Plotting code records
--

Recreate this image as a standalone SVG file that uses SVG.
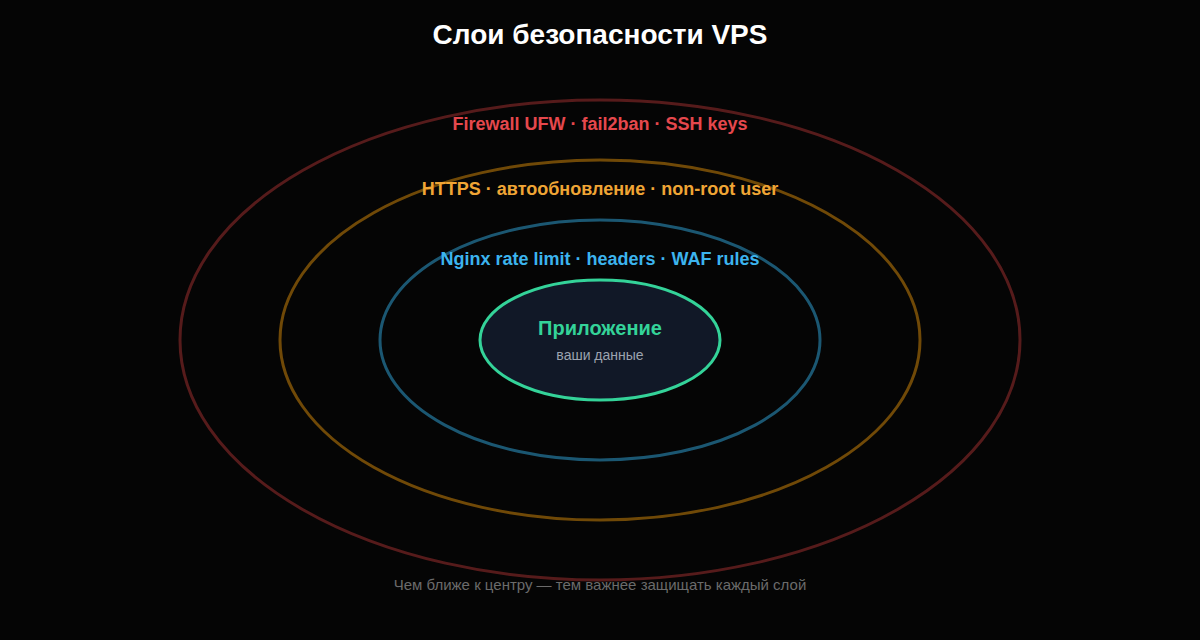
<svg xmlns="http://www.w3.org/2000/svg" width="1200" height="640" viewBox="0 0 1200 640">
<style>
text{font-family:"Liberation Sans",Arial,sans-serif;text-anchor:middle}
.ring{fill:none;stroke-width:3}
.lbl{font-size:18px;font-weight:bold}
</style>
<rect width="1200" height="640" fill="#050505"/>
<text x="600" y="44" font-size="28" font-weight="bold" fill="#ffffff">Слои безопасности VPS</text>
<g id="layer-firewall">
<ellipse class="ring" cx="600" cy="340" rx="420" ry="240" stroke="#ef4444" stroke-opacity="0.35"/>
<text class="lbl" x="600" y="130" fill="#e5484d">Firewall UFW · fail2ban · SSH keys</text>
</g>
<g id="layer-https">
<ellipse class="ring" cx="600" cy="340" rx="320" ry="180" stroke="#f59e0b" stroke-opacity="0.45"/>
<text class="lbl" x="600" y="195" fill="#f0a535">HTTPS · автообновление · non-root user</text>
</g>
<g id="layer-nginx">
<ellipse class="ring" cx="600" cy="340" rx="220" ry="120" stroke="#38bdf8" stroke-opacity="0.45"/>
<text class="lbl" x="600" y="265" fill="#3cb4ee">Nginx rate limit · headers · WAF rules</text>
</g>
<g id="app">
<ellipse cx="600" cy="340" rx="120" ry="60" fill="#111827" stroke="#34d399" stroke-width="3"/>
<text x="600" y="335" font-size="20" font-weight="bold" fill="#34d399">Приложение</text>
<text x="600" y="360" font-size="14" fill="#9ca3af">ваши данные</text>
</g>
<text x="600" y="590" font-size="15" fill="#6b6b6b">Чем ближе к центру — тем важнее защищать каждый слой</text>
</svg>
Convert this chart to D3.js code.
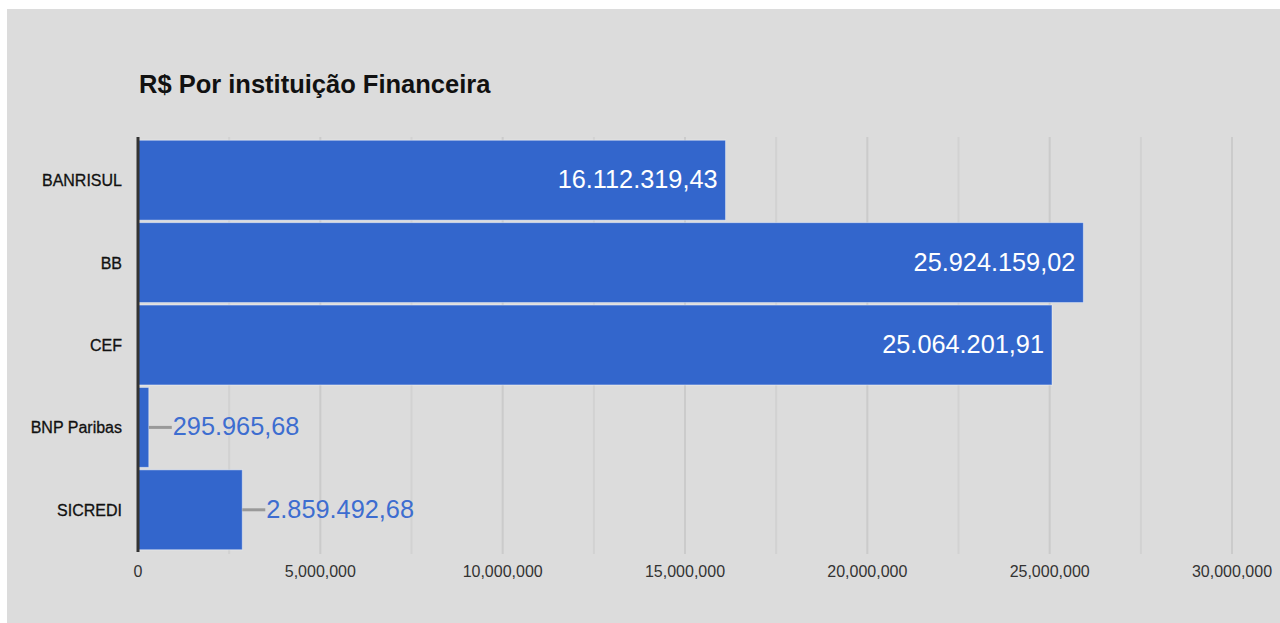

--

◆ DIRECTIONS ◆
Scan the records above and report how many lines include the word "this", without any other text.

◆ ANSWER FOR THE TASK ◆
2